**** INFORMATION PROVIDED
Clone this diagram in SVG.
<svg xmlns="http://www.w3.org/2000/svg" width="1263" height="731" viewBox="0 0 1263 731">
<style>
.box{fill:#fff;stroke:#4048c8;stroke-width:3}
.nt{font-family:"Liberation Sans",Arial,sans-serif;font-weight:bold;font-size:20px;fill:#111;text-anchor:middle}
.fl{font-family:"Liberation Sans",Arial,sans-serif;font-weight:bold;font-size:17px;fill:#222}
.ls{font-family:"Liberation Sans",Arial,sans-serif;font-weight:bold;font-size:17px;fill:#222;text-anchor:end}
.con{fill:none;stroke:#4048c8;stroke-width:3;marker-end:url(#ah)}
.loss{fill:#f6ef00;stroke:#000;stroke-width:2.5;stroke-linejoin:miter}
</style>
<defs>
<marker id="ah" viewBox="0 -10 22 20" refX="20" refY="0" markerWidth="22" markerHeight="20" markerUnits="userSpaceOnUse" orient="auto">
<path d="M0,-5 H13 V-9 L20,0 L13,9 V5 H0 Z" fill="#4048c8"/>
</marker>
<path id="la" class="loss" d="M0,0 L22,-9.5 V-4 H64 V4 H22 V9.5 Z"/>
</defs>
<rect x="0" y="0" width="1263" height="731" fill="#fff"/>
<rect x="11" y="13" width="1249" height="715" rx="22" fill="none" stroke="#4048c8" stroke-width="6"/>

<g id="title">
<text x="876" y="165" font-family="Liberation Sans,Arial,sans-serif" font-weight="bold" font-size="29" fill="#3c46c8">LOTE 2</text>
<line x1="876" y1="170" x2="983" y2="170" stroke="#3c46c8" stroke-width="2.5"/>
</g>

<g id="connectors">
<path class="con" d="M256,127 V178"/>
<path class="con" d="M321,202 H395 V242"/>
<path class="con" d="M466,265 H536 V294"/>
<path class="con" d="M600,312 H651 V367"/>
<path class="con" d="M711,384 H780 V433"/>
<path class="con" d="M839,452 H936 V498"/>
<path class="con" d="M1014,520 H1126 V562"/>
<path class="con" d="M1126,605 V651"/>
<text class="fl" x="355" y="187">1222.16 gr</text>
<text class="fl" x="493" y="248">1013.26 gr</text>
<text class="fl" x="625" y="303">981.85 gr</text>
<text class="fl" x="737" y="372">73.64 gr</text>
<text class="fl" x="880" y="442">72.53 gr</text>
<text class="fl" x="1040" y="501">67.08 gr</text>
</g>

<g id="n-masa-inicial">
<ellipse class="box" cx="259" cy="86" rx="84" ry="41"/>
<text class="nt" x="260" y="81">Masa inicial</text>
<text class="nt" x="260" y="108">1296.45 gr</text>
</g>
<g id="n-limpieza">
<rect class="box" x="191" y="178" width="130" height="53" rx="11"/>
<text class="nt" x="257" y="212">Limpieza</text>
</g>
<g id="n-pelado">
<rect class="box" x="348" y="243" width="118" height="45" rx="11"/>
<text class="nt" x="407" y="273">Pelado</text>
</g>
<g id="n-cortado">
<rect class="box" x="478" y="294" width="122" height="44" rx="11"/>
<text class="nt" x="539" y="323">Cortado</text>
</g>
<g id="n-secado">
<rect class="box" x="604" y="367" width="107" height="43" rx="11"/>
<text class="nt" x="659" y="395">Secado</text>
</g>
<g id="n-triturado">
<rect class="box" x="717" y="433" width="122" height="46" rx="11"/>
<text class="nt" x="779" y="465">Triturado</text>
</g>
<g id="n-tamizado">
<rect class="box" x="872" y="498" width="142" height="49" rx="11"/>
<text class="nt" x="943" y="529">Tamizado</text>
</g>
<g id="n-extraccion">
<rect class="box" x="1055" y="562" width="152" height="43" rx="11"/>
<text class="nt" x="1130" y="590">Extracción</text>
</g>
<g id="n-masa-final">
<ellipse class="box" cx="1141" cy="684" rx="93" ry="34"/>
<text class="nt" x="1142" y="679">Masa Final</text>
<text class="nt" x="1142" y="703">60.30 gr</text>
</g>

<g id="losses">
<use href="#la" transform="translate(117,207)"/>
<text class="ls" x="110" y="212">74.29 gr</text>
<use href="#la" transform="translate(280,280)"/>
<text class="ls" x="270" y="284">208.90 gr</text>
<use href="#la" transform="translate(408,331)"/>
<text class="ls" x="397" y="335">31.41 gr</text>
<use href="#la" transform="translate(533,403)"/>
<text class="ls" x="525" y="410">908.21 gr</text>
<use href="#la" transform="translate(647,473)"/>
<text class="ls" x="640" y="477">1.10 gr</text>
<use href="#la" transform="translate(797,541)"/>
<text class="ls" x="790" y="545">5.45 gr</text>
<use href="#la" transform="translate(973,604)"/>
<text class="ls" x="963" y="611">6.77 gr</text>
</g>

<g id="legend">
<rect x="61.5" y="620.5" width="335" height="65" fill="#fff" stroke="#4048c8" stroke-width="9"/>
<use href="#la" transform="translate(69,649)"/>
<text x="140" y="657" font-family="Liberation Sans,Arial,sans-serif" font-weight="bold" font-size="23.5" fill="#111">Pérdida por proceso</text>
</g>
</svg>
********
**INSTRUCTIONS TO FOLLOW**
Quote the whole listing above, leaving nothing out.

**PROBLEM SOLUTION**
Clone this diagram in SVG.
<svg xmlns="http://www.w3.org/2000/svg" width="1263" height="731" viewBox="0 0 1263 731">
<style>
.box{fill:#fff;stroke:#4048c8;stroke-width:3}
.nt{font-family:"Liberation Sans",Arial,sans-serif;font-weight:bold;font-size:20px;fill:#111;text-anchor:middle}
.fl{font-family:"Liberation Sans",Arial,sans-serif;font-weight:bold;font-size:17px;fill:#222}
.ls{font-family:"Liberation Sans",Arial,sans-serif;font-weight:bold;font-size:17px;fill:#222;text-anchor:end}
.con{fill:none;stroke:#4048c8;stroke-width:3;marker-end:url(#ah)}
.loss{fill:#f6ef00;stroke:#000;stroke-width:2.5;stroke-linejoin:miter}
</style>
<defs>
<marker id="ah" viewBox="0 -10 22 20" refX="20" refY="0" markerWidth="22" markerHeight="20" markerUnits="userSpaceOnUse" orient="auto">
<path d="M0,-5 H13 V-9 L20,0 L13,9 V5 H0 Z" fill="#4048c8"/>
</marker>
<path id="la" class="loss" d="M0,0 L22,-9.5 V-4 H64 V4 H22 V9.5 Z"/>
</defs>
<rect x="0" y="0" width="1263" height="731" fill="#fff"/>
<rect x="11" y="13" width="1249" height="715" rx="22" fill="none" stroke="#4048c8" stroke-width="6"/>

<g id="title">
<text x="876" y="165" font-family="Liberation Sans,Arial,sans-serif" font-weight="bold" font-size="29" fill="#3c46c8">LOTE 2</text>
<line x1="876" y1="170" x2="983" y2="170" stroke="#3c46c8" stroke-width="2.5"/>
</g>

<g id="connectors">
<path class="con" d="M256,127 V178"/>
<path class="con" d="M321,202 H395 V242"/>
<path class="con" d="M466,265 H536 V294"/>
<path class="con" d="M600,312 H651 V367"/>
<path class="con" d="M711,384 H780 V433"/>
<path class="con" d="M839,452 H936 V498"/>
<path class="con" d="M1014,520 H1126 V562"/>
<path class="con" d="M1126,605 V651"/>
<text class="fl" x="355" y="187">1222.16 gr</text>
<text class="fl" x="493" y="248">1013.26 gr</text>
<text class="fl" x="625" y="303">981.85 gr</text>
<text class="fl" x="737" y="372">73.64 gr</text>
<text class="fl" x="880" y="442">72.53 gr</text>
<text class="fl" x="1040" y="501">67.08 gr</text>
</g>

<g id="n-masa-inicial">
<ellipse class="box" cx="259" cy="86" rx="84" ry="41"/>
<text class="nt" x="260" y="81">Masa inicial</text>
<text class="nt" x="260" y="108">1296.45 gr</text>
</g>
<g id="n-limpieza">
<rect class="box" x="191" y="178" width="130" height="53" rx="11"/>
<text class="nt" x="257" y="212">Limpieza</text>
</g>
<g id="n-pelado">
<rect class="box" x="348" y="243" width="118" height="45" rx="11"/>
<text class="nt" x="407" y="273">Pelado</text>
</g>
<g id="n-cortado">
<rect class="box" x="478" y="294" width="122" height="44" rx="11"/>
<text class="nt" x="539" y="323">Cortado</text>
</g>
<g id="n-secado">
<rect class="box" x="604" y="367" width="107" height="43" rx="11"/>
<text class="nt" x="659" y="395">Secado</text>
</g>
<g id="n-triturado">
<rect class="box" x="717" y="433" width="122" height="46" rx="11"/>
<text class="nt" x="779" y="465">Triturado</text>
</g>
<g id="n-tamizado">
<rect class="box" x="872" y="498" width="142" height="49" rx="11"/>
<text class="nt" x="943" y="529">Tamizado</text>
</g>
<g id="n-extraccion">
<rect class="box" x="1055" y="562" width="152" height="43" rx="11"/>
<text class="nt" x="1130" y="590">Extracción</text>
</g>
<g id="n-masa-final">
<ellipse class="box" cx="1141" cy="684" rx="93" ry="34"/>
<text class="nt" x="1142" y="679">Masa Final</text>
<text class="nt" x="1142" y="703">60.30 gr</text>
</g>

<g id="losses">
<use href="#la" transform="translate(117,207)"/>
<text class="ls" x="110" y="212">74.29 gr</text>
<use href="#la" transform="translate(280,280)"/>
<text class="ls" x="270" y="284">208.90 gr</text>
<use href="#la" transform="translate(408,331)"/>
<text class="ls" x="397" y="335">31.41 gr</text>
<use href="#la" transform="translate(533,403)"/>
<text class="ls" x="525" y="410">908.21 gr</text>
<use href="#la" transform="translate(647,473)"/>
<text class="ls" x="640" y="477">1.10 gr</text>
<use href="#la" transform="translate(797,541)"/>
<text class="ls" x="790" y="545">5.45 gr</text>
<use href="#la" transform="translate(973,604)"/>
<text class="ls" x="963" y="611">6.77 gr</text>
</g>

<g id="legend">
<rect x="61.5" y="620.5" width="335" height="65" fill="#fff" stroke="#4048c8" stroke-width="9"/>
<use href="#la" transform="translate(69,649)"/>
<text x="140" y="657" font-family="Liberation Sans,Arial,sans-serif" font-weight="bold" font-size="23.5" fill="#111">Pérdida por proceso</text>
</g>
</svg>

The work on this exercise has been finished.